> [Exercise brief]
Write the data out again, character for character, with no images.
— START OF Extracted material —
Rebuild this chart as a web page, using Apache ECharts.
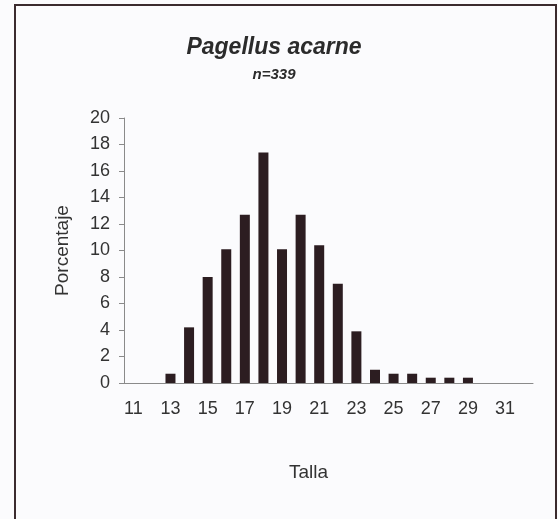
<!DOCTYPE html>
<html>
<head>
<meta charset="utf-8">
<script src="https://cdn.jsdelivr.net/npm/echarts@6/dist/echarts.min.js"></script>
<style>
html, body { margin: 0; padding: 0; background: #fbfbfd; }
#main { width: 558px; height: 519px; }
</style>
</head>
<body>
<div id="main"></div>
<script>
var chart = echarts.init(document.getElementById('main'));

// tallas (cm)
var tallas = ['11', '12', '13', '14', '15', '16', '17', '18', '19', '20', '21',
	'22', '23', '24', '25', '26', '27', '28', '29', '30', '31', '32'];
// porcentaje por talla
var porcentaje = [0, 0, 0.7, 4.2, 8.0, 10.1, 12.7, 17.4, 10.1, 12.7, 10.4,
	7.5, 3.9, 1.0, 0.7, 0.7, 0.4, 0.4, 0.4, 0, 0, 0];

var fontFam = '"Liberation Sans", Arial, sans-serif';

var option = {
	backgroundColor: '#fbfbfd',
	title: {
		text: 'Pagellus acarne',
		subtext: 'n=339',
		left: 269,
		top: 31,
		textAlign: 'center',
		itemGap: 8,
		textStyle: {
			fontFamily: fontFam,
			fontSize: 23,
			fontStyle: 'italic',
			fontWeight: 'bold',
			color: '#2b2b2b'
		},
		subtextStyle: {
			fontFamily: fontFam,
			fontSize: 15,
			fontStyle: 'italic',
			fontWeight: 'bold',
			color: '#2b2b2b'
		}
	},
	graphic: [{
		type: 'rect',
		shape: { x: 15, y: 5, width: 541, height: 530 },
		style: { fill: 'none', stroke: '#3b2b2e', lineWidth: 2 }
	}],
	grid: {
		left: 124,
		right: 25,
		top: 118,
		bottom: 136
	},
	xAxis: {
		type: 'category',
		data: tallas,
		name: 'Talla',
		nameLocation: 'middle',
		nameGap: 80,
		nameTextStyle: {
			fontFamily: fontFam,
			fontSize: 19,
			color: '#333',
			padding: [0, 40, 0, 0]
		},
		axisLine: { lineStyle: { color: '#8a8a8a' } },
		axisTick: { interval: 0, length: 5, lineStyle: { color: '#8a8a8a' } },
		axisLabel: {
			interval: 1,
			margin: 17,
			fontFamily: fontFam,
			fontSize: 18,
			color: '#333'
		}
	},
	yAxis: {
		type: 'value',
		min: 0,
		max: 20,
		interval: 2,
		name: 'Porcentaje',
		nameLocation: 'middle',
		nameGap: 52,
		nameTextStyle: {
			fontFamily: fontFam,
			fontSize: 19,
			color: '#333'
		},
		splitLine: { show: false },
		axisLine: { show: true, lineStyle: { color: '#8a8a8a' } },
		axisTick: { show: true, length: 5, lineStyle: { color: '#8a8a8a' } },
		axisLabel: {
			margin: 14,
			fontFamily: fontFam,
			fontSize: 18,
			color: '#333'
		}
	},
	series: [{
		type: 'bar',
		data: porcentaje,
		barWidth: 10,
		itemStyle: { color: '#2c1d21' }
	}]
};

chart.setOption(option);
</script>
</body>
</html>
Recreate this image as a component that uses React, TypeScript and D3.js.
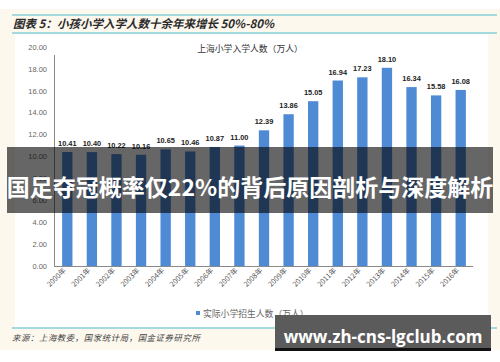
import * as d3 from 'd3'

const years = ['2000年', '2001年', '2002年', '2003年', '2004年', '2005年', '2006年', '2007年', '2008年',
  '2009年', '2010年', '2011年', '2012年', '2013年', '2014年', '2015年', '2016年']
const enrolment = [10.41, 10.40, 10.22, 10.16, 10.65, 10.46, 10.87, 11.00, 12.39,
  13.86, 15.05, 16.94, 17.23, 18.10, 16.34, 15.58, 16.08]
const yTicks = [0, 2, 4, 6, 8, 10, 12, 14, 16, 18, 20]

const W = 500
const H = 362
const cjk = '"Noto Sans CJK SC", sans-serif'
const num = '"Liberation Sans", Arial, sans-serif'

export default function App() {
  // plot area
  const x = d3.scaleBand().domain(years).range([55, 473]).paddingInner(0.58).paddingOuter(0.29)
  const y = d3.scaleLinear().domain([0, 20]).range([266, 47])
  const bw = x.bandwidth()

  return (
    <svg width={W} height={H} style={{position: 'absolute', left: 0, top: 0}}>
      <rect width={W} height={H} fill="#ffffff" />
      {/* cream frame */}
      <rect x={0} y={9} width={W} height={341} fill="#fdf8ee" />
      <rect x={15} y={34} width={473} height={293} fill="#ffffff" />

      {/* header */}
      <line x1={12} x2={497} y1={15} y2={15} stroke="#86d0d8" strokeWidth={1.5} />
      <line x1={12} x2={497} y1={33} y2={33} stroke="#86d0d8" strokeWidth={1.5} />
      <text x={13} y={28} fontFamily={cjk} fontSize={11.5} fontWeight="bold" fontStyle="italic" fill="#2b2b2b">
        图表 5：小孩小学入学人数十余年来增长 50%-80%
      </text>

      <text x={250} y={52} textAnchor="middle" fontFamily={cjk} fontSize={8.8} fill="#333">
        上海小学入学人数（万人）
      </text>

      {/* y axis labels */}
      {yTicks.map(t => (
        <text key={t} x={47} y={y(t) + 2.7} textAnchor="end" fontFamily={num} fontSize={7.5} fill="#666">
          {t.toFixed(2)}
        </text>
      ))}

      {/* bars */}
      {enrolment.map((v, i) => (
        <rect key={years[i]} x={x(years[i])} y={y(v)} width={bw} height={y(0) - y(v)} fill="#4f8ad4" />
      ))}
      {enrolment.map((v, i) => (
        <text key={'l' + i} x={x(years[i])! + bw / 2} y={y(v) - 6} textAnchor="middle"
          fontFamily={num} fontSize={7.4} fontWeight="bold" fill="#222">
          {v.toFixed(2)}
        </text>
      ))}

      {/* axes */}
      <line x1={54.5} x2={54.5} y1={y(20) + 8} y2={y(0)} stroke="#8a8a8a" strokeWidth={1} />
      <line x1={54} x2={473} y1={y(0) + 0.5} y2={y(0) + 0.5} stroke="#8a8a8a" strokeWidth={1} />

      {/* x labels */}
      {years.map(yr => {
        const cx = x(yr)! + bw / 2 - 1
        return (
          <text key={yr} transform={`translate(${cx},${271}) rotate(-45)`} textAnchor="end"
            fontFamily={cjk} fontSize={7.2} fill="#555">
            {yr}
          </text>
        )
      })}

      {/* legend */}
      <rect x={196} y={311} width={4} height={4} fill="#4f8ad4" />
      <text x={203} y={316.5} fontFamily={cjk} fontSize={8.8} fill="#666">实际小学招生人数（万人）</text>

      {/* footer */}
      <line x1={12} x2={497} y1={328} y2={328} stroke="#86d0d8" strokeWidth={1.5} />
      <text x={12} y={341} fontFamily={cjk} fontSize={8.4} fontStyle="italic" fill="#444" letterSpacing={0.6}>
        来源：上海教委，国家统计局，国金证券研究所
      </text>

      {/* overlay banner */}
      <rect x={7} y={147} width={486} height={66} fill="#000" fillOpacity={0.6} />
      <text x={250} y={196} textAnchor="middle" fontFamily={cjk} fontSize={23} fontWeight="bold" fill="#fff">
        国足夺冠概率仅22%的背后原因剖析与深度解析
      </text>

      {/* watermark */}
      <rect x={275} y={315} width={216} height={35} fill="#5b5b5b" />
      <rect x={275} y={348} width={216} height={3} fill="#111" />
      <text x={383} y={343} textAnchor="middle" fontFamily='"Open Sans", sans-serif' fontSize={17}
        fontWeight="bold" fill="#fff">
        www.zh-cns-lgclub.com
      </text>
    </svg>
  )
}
— END OF Extracted material —
> [Result]
Rebuild this chart as a web page, using Apache ECharts.
<!DOCTYPE html>
<html>
<head>
<meta charset="utf-8">
<script src="https://cdn.jsdelivr.net/npm/echarts@6/dist/echarts.min.js"></script>
<style>
html, body { margin: 0; padding: 0; background: #fbfbfd; }
#main { width: 558px; height: 519px; }
</style>
</head>
<body>
<div id="main"></div>
<script>
var chart = echarts.init(document.getElementById('main'));

// tallas (cm)
var tallas = ['11', '12', '13', '14', '15', '16', '17', '18', '19', '20', '21',
	'22', '23', '24', '25', '26', '27', '28', '29', '30', '31', '32'];
// porcentaje por talla
var porcentaje = [0, 0, 0.7, 4.2, 8.0, 10.1, 12.7, 17.4, 10.1, 12.7, 10.4,
	7.5, 3.9, 1.0, 0.7, 0.7, 0.4, 0.4, 0.4, 0, 0, 0];

var fontFam = '"Liberation Sans", Arial, sans-serif';

var option = {
	backgroundColor: '#fbfbfd',
	title: {
		text: 'Pagellus acarne',
		subtext: 'n=339',
		left: 269,
		top: 31,
		textAlign: 'center',
		itemGap: 8,
		textStyle: {
			fontFamily: fontFam,
			fontSize: 23,
			fontStyle: 'italic',
			fontWeight: 'bold',
			color: '#2b2b2b'
		},
		subtextStyle: {
			fontFamily: fontFam,
			fontSize: 15,
			fontStyle: 'italic',
			fontWeight: 'bold',
			color: '#2b2b2b'
		}
	},
	graphic: [{
		type: 'rect',
		shape: { x: 15, y: 5, width: 541, height: 530 },
		style: { fill: 'none', stroke: '#3b2b2e', lineWidth: 2 }
	}],
	grid: {
		left: 124,
		right: 25,
		top: 118,
		bottom: 136
	},
	xAxis: {
		type: 'category',
		data: tallas,
		name: 'Talla',
		nameLocation: 'middle',
		nameGap: 80,
		nameTextStyle: {
			fontFamily: fontFam,
			fontSize: 19,
			color: '#333',
			padding: [0, 40, 0, 0]
		},
		axisLine: { lineStyle: { color: '#8a8a8a' } },
		axisTick: { interval: 0, length: 5, lineStyle: { color: '#8a8a8a' } },
		axisLabel: {
			interval: 1,
			margin: 17,
			fontFamily: fontFam,
			fontSize: 18,
			color: '#333'
		}
	},
	yAxis: {
		type: 'value',
		min: 0,
		max: 20,
		interval: 2,
		name: 'Porcentaje',
		nameLocation: 'middle',
		nameGap: 52,
		nameTextStyle: {
			fontFamily: fontFam,
			fontSize: 19,
			color: '#333'
		},
		splitLine: { show: false },
		axisLine: { show: true, lineStyle: { color: '#8a8a8a' } },
		axisTick: { show: true, length: 5, lineStyle: { color: '#8a8a8a' } },
		axisLabel: {
			margin: 14,
			fontFamily: fontFam,
			fontSize: 18,
			color: '#333'
		}
	},
	series: [{
		type: 'bar',
		data: porcentaje,
		barWidth: 10,
		itemStyle: { color: '#2c1d21' }
	}]
};

chart.setOption(option);
</script>
</body>
</html>
Recreate this image as a component that uses React, TypeScript and D3.js.
import * as d3 from 'd3'

const years = ['2000年', '2001年', '2002年', '2003年', '2004年', '2005年', '2006年', '2007年', '2008年',
  '2009年', '2010年', '2011年', '2012年', '2013年', '2014年', '2015年', '2016年']
const enrolment = [10.41, 10.40, 10.22, 10.16, 10.65, 10.46, 10.87, 11.00, 12.39,
  13.86, 15.05, 16.94, 17.23, 18.10, 16.34, 15.58, 16.08]
const yTicks = [0, 2, 4, 6, 8, 10, 12, 14, 16, 18, 20]

const W = 500
const H = 362
const cjk = '"Noto Sans CJK SC", sans-serif'
const num = '"Liberation Sans", Arial, sans-serif'

export default function App() {
  // plot area
  const x = d3.scaleBand().domain(years).range([55, 473]).paddingInner(0.58).paddingOuter(0.29)
  const y = d3.scaleLinear().domain([0, 20]).range([266, 47])
  const bw = x.bandwidth()

  return (
    <svg width={W} height={H} style={{position: 'absolute', left: 0, top: 0}}>
      <rect width={W} height={H} fill="#ffffff" />
      {/* cream frame */}
      <rect x={0} y={9} width={W} height={341} fill="#fdf8ee" />
      <rect x={15} y={34} width={473} height={293} fill="#ffffff" />

      {/* header */}
      <line x1={12} x2={497} y1={15} y2={15} stroke="#86d0d8" strokeWidth={1.5} />
      <line x1={12} x2={497} y1={33} y2={33} stroke="#86d0d8" strokeWidth={1.5} />
      <text x={13} y={28} fontFamily={cjk} fontSize={11.5} fontWeight="bold" fontStyle="italic" fill="#2b2b2b">
        图表 5：小孩小学入学人数十余年来增长 50%-80%
      </text>

      <text x={250} y={52} textAnchor="middle" fontFamily={cjk} fontSize={8.8} fill="#333">
        上海小学入学人数（万人）
      </text>

      {/* y axis labels */}
      {yTicks.map(t => (
        <text key={t} x={47} y={y(t) + 2.7} textAnchor="end" fontFamily={num} fontSize={7.5} fill="#666">
          {t.toFixed(2)}
        </text>
      ))}

      {/* bars */}
      {enrolment.map((v, i) => (
        <rect key={years[i]} x={x(years[i])} y={y(v)} width={bw} height={y(0) - y(v)} fill="#4f8ad4" />
      ))}
      {enrolment.map((v, i) => (
        <text key={'l' + i} x={x(years[i])! + bw / 2} y={y(v) - 6} textAnchor="middle"
          fontFamily={num} fontSize={7.4} fontWeight="bold" fill="#222">
          {v.toFixed(2)}
        </text>
      ))}

      {/* axes */}
      <line x1={54.5} x2={54.5} y1={y(20) + 8} y2={y(0)} stroke="#8a8a8a" strokeWidth={1} />
      <line x1={54} x2={473} y1={y(0) + 0.5} y2={y(0) + 0.5} stroke="#8a8a8a" strokeWidth={1} />

      {/* x labels */}
      {years.map(yr => {
        const cx = x(yr)! + bw / 2 - 1
        return (
          <text key={yr} transform={`translate(${cx},${271}) rotate(-45)`} textAnchor="end"
            fontFamily={cjk} fontSize={7.2} fill="#555">
            {yr}
          </text>
        )
      })}

      {/* legend */}
      <rect x={196} y={311} width={4} height={4} fill="#4f8ad4" />
      <text x={203} y={316.5} fontFamily={cjk} fontSize={8.8} fill="#666">实际小学招生人数（万人）</text>

      {/* footer */}
      <line x1={12} x2={497} y1={328} y2={328} stroke="#86d0d8" strokeWidth={1.5} />
      <text x={12} y={341} fontFamily={cjk} fontSize={8.4} fontStyle="italic" fill="#444" letterSpacing={0.6}>
        来源：上海教委，国家统计局，国金证券研究所
      </text>

      {/* overlay banner */}
      <rect x={7} y={147} width={486} height={66} fill="#000" fillOpacity={0.6} />
      <text x={250} y={196} textAnchor="middle" fontFamily={cjk} fontSize={23} fontWeight="bold" fill="#fff">
        国足夺冠概率仅22%的背后原因剖析与深度解析
      </text>

      {/* watermark */}
      <rect x={275} y={315} width={216} height={35} fill="#5b5b5b" />
      <rect x={275} y={348} width={216} height={3} fill="#111" />
      <text x={383} y={343} textAnchor="middle" fontFamily='"Open Sans", sans-serif' fontSize={17}
        fontWeight="bold" fill="#fff">
        www.zh-cns-lgclub.com
      </text>
    </svg>
  )
}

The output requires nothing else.